In her paintings, Rochereau works from photographs of shop windows and storerooms, found online or taken herself, removing their original contexts and stripping away markers of commerce – logos, text and the saturated polish of the commodity. Among the six paintings presented here, this can be seen in new works like Lost in the Box (2025) and Untitled (2025), where densely layered black acrylic swirls across the backgrounds of her canvases. These darkly painted sections protrude from the canvas, draping over and around stacks of bare boxes, emptied paper shopping bags, unwritten signs and wooden frames, their price lists whited out to leave blank paintings within paintings. This stark textural and tonal contrast gives the sense of a thick curtain lifted for a moment, allowing a glimpse of what is hidden underneath.

In the centre of the room is the installation Screen in Play / Out of Play (2025), a series of wood and glass display cases for jewellery piled on top of one another. Their wooden parts are sanded down, revarnished and tarnished to suit the pale parquet floor and white walls of the gallery. They sit between display and decay, their up-ended compartments suggesting something both preserved and forgotten. Placed around the work’s surfaces and within its vitrines are sculptures made from stands used in a prior life to display rings, earrings and necklaces. Titled ‘Boxes in Boxes #9 – #15’ (2025), they are constructed from white and transparent Perspex formed in contours suggesting a breastbone, glass-like pillars or the soft split pillow of an open ring box in which gold might sit. Though they are absent from Rochereau’s sculptures, the suggestion of these sought-after objects remains. Coiled ribbons of silver plastic hint at the shining metals that once adorned these display models, providing a glistering trace of the commercial world that lent these objects value by association.

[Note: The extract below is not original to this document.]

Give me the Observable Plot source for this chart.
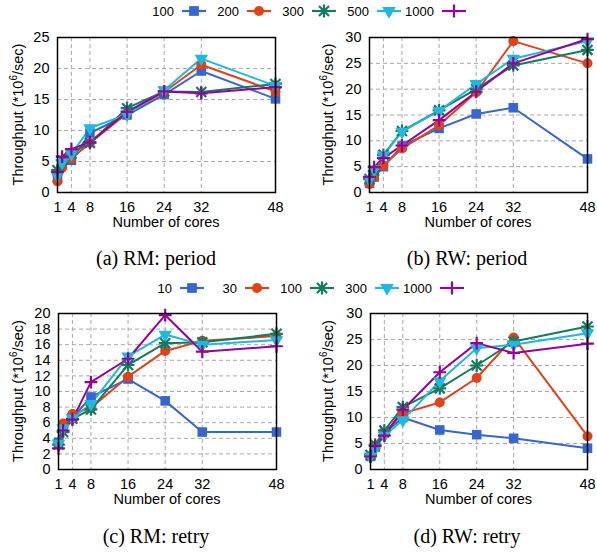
<!DOCTYPE html>
<html><head><meta charset="utf-8">
<script src="https://cdn.jsdelivr.net/npm/d3@7"></script>
<script src="https://cdn.jsdelivr.net/npm/@observablehq/plot@0.6"></script>
<style>
body{margin:0;background:#fff;}
#root{position:relative;width:597px;height:552px;overflow:hidden;background:#fff;font-family:"Liberation Sans",Arial,sans-serif;}
.panel{position:absolute;}
#overlay{position:absolute;left:0;top:0;}
</style></head><body><div id="root"></div>
<script>
// ---- data ----
const cores = [1, 2, 4, 8, 16, 24, 32, 48];
const xTicks = [1, 4, 8, 16, 24, 32, 48];
const periodLabels = ["100", "200", "300", "500", "1000"];
const retryLabels = ["10", "30", "100", "300", "1000"];

const rmPeriod100  = [2.3, 4.5, 5.2, 9.6, 12.5, 15.8, 19.6, 15.1];
const rmPeriod200  = [1.8, 4.0, 5.5, 8.0, 12.8, 16.2, 20.6, 16.3];
const rmPeriod300  = [3.6, 5.2, 6.3, 8.0, 13.6, 16.3, 16.2, 17.5];
const rmPeriod500  = [2.7, 4.8, 6.2, 10.4, 12.6, 16.5, 21.6, 17.2];
const rmPeriod1000 = [3.3, 5.8, 7.0, 8.1, 13.0, 16.3, 16.0, 17.0];

const rwPeriod100  = [1.8, 3.0, 5.0, 9.0, 12.4, 15.2, 16.4, 6.5];
const rwPeriod200  = [1.6, 3.0, 5.2, 8.5, 13.0, 19.4, 29.3, 25.0];
const rwPeriod300  = [2.6, 4.2, 7.3, 11.9, 15.9, 20.0, 24.6, 27.6];
const rwPeriod500  = [2.5, 4.5, 7.2, 11.8, 15.8, 21.0, 25.9, 29.3];
const rwPeriod1000 = [3.0, 4.9, 6.7, 9.1, 14.0, 19.5, 25.0, 29.7];

const rmRetry10   = [3.5, 5.5, 6.6, 9.3, 11.6, 8.8, 4.8, 4.8];
const rmRetry30   = [3.3, 5.9, 7.1, 7.9, 11.9, 15.2, 16.5, 17.1];
const rmRetry100  = [3.2, 4.8, 6.5, 7.7, 13.4, 16.2, 16.3, 17.4];
const rmRetry300  = [3.3, 5.3, 6.6, 8.4, 14.5, 17.3, 16.0, 16.6];
const rmRetry1000 = [2.7, 5.0, 6.4, 11.2, 14.2, 19.8, 15.1, 15.8];

const rwRetry10   = [2.5, 4.3, 7.0, 10.0, 7.6, 6.7, 6.0, 4.1];
const rwRetry30   = [2.5, 4.5, 7.0, 10.8, 12.9, 17.6, 25.4, 6.4];
const rwRetry100  = [2.8, 4.8, 7.5, 12.0, 15.6, 20.0, 24.6, 27.5];
const rwRetry300  = [2.5, 4.0, 6.5, 9.5, 17.0, 23.3, 24.0, 26.2];
const rwRetry1000 = [2.5, 4.5, 6.5, 11.5, 18.7, 24.3, 22.4, 24.2];

const captions = ["(a) RM: period", "(b) RW: period", "(c) RM: retry", "(d) RW: retry"];
const yLabelParts = ["Throughput (*10", "6", "/sec)"];
const xLabel = "Number of cores";

// ---- styles ----
const colors = ["#3766cf", "#e0421a", "#147a62", "#1fb8df", "#990099"];
const root = document.getElementById("root");
const sans = '"Liberation Sans", Arial, sans-serif';

function symbolMarks(data, labels) {
  const by = i => data.filter(d => d.s === labels[i]);
  return [
    Plot.dot(by(0), {x: "c", y: "v", symbol: "square", r: 5.4, fill: colors[0], stroke: "none"}),
    Plot.dot(by(1), {x: "c", y: "v", symbol: "circle", r: 5, fill: colors[1], stroke: "none"}),
    Plot.dot(by(2), {x: "c", y: "v", symbol: "plus", r: 4.2, fill: "none", stroke: colors[2], strokeWidth: 2.2}),
    Plot.dot(by(2), {x: "c", y: "v", symbol: "times", r: 4.6, fill: "none", stroke: colors[2], strokeWidth: 2.2}),
    Plot.dot(by(3), {x: "c", y: "v", symbol: "triangle", rotate: 180, r: 5, fill: colors[3], stroke: "none"}),
    Plot.dot(by(4), {x: "c", y: "v", symbol: "plus", r: 4.2, fill: "none", stroke: colors[4], strokeWidth: 2.2})
  ];
}

const frames = [];
function panel(series, labels, yMax, yStep, pos) {
  const data = labels.flatMap((s, i) => cores.map((c, j) => ({s, c, v: series[i][j]})));
  const yTicks = d3.range(0, yMax + 1e-9, yStep);
  const chart = Plot.plot({
    width: pos.w, height: pos.h,
    marginLeft: pos.ml, marginRight: pos.mr, marginTop: pos.mt, marginBottom: pos.mb,
    x: {domain: [1, 48]},
    y: {domain: [0, yMax]},
    color: {domain: labels, range: colors},
    style: {fontFamily: sans, fontSize: "14px", overflow: "visible", background: "transparent", color: "#000"},
    marks: [
      Plot.gridX(xTicks.filter(t => t > 1 && t < 48), {stroke: "#a8a8a8", strokeOpacity: 1, strokeDasharray: "4,3", strokeWidth: 1}),
      Plot.gridY(yTicks.filter(t => t > 0 && t < yMax), {stroke: "#a8a8a8", strokeOpacity: 1, strokeDasharray: "4,3", strokeWidth: 1}),
      Plot.axisX(xTicks, {tickSize: 0, tickPadding: 9, fontSize: 14.5, label: null}),
      Plot.axisY(yTicks, {tickSize: 0, tickPadding: 8, fontSize: 14.5, label: null}),
      Plot.line(data, {x: "c", y: "v", z: "s", stroke: "s", strokeWidth: 2}),
      ...symbolMarks(data, labels),
      Plot.frame({stroke: "#000", strokeWidth: 1.5})
    ]
  });
  chart.classList.add("panel");
  chart.style.left = pos.x + "px";
  chart.style.top = pos.y + "px";
  root.appendChild(chart);
  frames.push({l: pos.x + pos.ml, r: pos.x + pos.w - pos.mr, t: pos.y + pos.mt, b: pos.y + pos.h - pos.mb});
}

panel([rmPeriod100, rmPeriod200, rmPeriod300, rmPeriod500, rmPeriod1000], periodLabels, 25, 5,
  {x: 0, y: 25, w: 298, h: 200, ml: 57, mr: 23, mt: 12, mb: 33});
panel([rwPeriod100, rwPeriod200, rwPeriod300, rwPeriod500, rwPeriod1000], periodLabels, 30, 5,
  {x: 298, y: 25, w: 299, h: 200, ml: 71, mr: 10, mt: 12, mb: 33});
panel([rmRetry10, rmRetry30, rmRetry100, rmRetry300, rmRetry1000], retryLabels, 20, 2,
  {x: 0, y: 300, w: 298, h: 200, ml: 58, mr: 22, mt: 13, mb: 31});
panel([rwRetry10, rwRetry30, rwRetry100, rwRetry300, rwRetry1000], retryLabels, 30, 5,
  {x: 298, y: 300, w: 299, h: 200, ml: 72, mr: 10, mt: 13, mb: 31});

// ---- overlay: axis titles, legends and captions ----
const svg = d3.select(root).append("svg").attr("id", "overlay").attr("width", 597).attr("height", 552);

const yLabelX = [18, 328, 18, 328];
frames.forEach((f, i) => {
  svg.append("text").attr("x", (f.l + f.r) / 2).attr("y", f.b + 35).attr("text-anchor", "middle")
    .attr("font-family", sans).attr("font-size", 14.5).text(xLabel);
  const t = svg.append("text").attr("transform", `translate(${yLabelX[i] + 5},${(f.t + f.b) / 2}) rotate(-90)`)
    .attr("text-anchor", "middle").attr("font-family", sans).attr("font-size", 14.5);
  t.append("tspan").text(yLabelParts[0]);
  t.append("tspan").attr("font-size", 10).attr("dy", -6).text(yLabelParts[1]);
  t.append("tspan").attr("dy", 6).text(yLabelParts[2]);
});

function legend(labels, y, lineStart0) {
  const g = svg.append("g").attr("font-family", sans).attr("font-size", 13);
  labels.forEach((lab, i) => {
    const x1 = lineStart0 + i * 65, x2 = x1 + 24, cx = (x1 + x2) / 2;
    g.append("text").attr("x", x1 - 8).attr("y", y).attr("dy", "0.35em").attr("text-anchor", "end").text(lab);
    g.append("line").attr("x1", x1).attr("x2", x2).attr("y1", y).attr("y2", y).attr("stroke", colors[i]).attr("stroke-width", 2.2);
    const sym = (type, size) => d3.symbol(type, size)();
    const tr = `translate(${cx},${y})`;
    if (i === 0) g.append("path").attr("d", sym(d3.symbolSquare, 95)).attr("transform", tr).attr("fill", colors[i]);
    if (i === 1) g.append("path").attr("d", sym(d3.symbolCircle, 80)).attr("transform", tr).attr("fill", colors[i]);
    if (i === 2) {
      g.append("path").attr("d", sym(d3.symbolPlus, 58)).attr("transform", tr).attr("fill", "none").attr("stroke", colors[i]).attr("stroke-width", 2.2);
      g.append("path").attr("d", sym(d3.symbolTimes, 68)).attr("transform", tr).attr("fill", "none").attr("stroke", colors[i]).attr("stroke-width", 2.2);
    }
    if (i === 3) g.append("path").attr("d", sym(d3.symbolTriangle, 80)).attr("transform", tr + " rotate(180)").attr("fill", colors[i]);
    if (i === 4) g.append("path").attr("d", sym(d3.symbolPlus, 58)).attr("transform", tr).attr("fill", "none").attr("stroke", colors[i]).attr("stroke-width", 2.2);
  });
}
legend(periodLabels, 11, 182);
legend(retryLabels, 288, 180);

const capPos = [[156, 265], [467, 265], [156, 543], [467, 543]];
captions.forEach((c, i) => {
  svg.append("text").attr("x", capPos[i][0]).attr("y", capPos[i][1]).attr("text-anchor", "middle")
    .attr("font-family", '"Liberation Serif", "Times New Roman", serif').attr("font-size", 20).text(c);
});
</script></body></html>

Most works engage directly with the gallery’s surroundings, but one painting, Untitled (2024), depicting stacks of shoeboxes, introduces a shift in focus, hinting at the exhibition’s second chapter, when it will relocate to Shmorévaz, a project space housed in a former shoe shop, on 29 March. The shoeboxes combine the birthdates of the artist’s close friends with the year the work was made. The boxes, with their connections to figures unknown to the viewer, suggest something which isn’t on view: collections of personal memories and histories. This captures the wider ambience of Rochereau’s presentation: the works sit between past lives and afterlives; these are objects that have been touched, handled, displayed, discarded and are now reassembled in a kind of archival suspension. Immersed in an ambient eeriness, this exhibition has an unnerving quality – a hauntology of the blank and forgotten showroom, where the remnants of display outlast what they once framed. In a district built on the spectacle of luxury, Rochereau’s works compel their audience to consider what remains when commerce fades, and whether contemporary art itself shares in this spectral existence.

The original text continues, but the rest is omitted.